Он смотрит вверх грустными, выцветшими глазами, потом вынужден достать платок и утереть их.
«Некрополь» (1939)
Гумилева
— Сейчас, когда все в мире очень сурово и очень серьезно, поэзия Гумилева, так же как брюсовская поэзия, звучит глубочайшим пережитком, каким-то голосом из того мира, в котором еще можно было беспечно играть в трагедию. Голос этот для нас уже чужд, у нас осталось к нему историческое любопытство, но нужды в нем мы уже не испытываем.
«О Гумилеве» (1936)
— Блок был мистик, поклонник Прекрасной Дамы, — и писал кощунственные стихи не только о ней. Гумилев не забывал креститься на все церкви, но я редко видал людей, до такой степени не подозревающих о том, что такое религия.
«Некрополь» (1939)
Брюсова
— В эротике Брюсова есть глубокий трагизм, но не онтологический, как хотелось бы думать самому автору, — а психологический: не любя и не чтя людей, он ни разу не полюбил ни одной из тех, с кем случалось ему «припадать на ложе». Женщины брюсовских стихов похожи одна на другую, как две капли воды: это потому, что он ни одной не любил, не отличал, не узнал. Возможно, он действительно чтил любовь. Но любовниц своих он не замечал.

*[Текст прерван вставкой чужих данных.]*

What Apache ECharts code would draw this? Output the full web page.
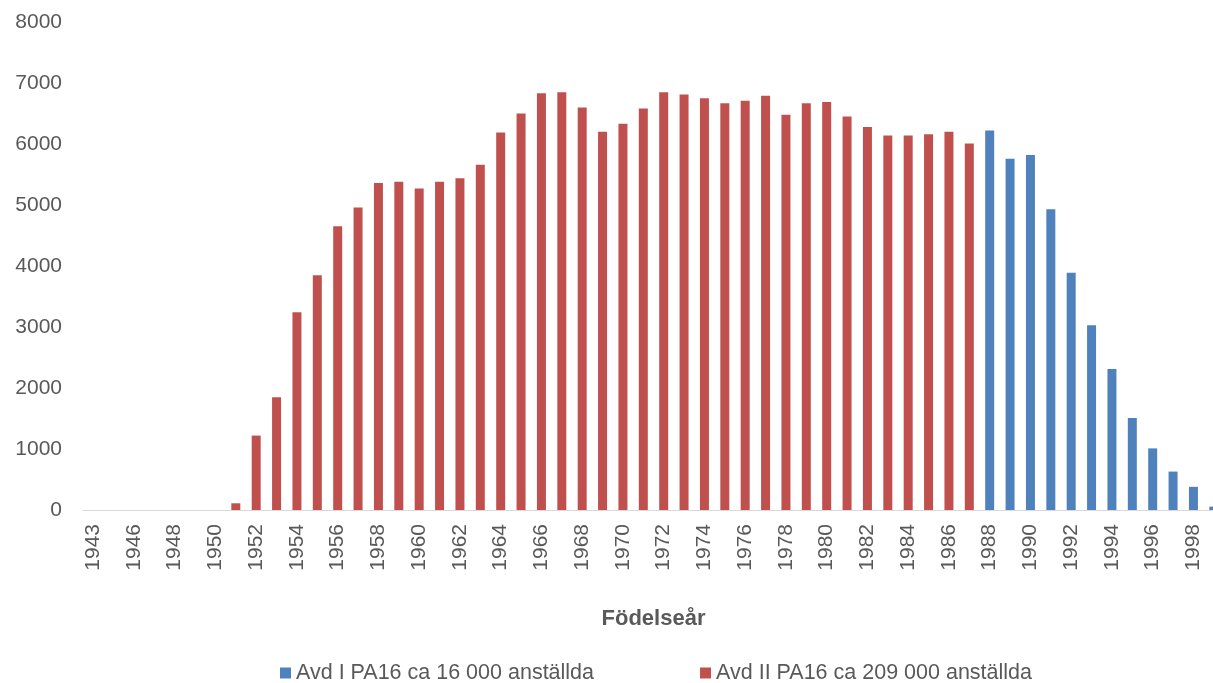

— Закончив «Огненного ангела», он посвятил книгу Нине <Петровской> и в посвящении назвал ее «много любившей и от любви погибшей». Сам он, однако же, погибать не хотел. Исчерпав сюжет и в житейском, и в литературном смысле, он хотел отстраниться, вернувшись к домашнему уюту, к пухлым, румяным, заботливою рукой приготовленным пирогам с морковью, до которых был великий охотник.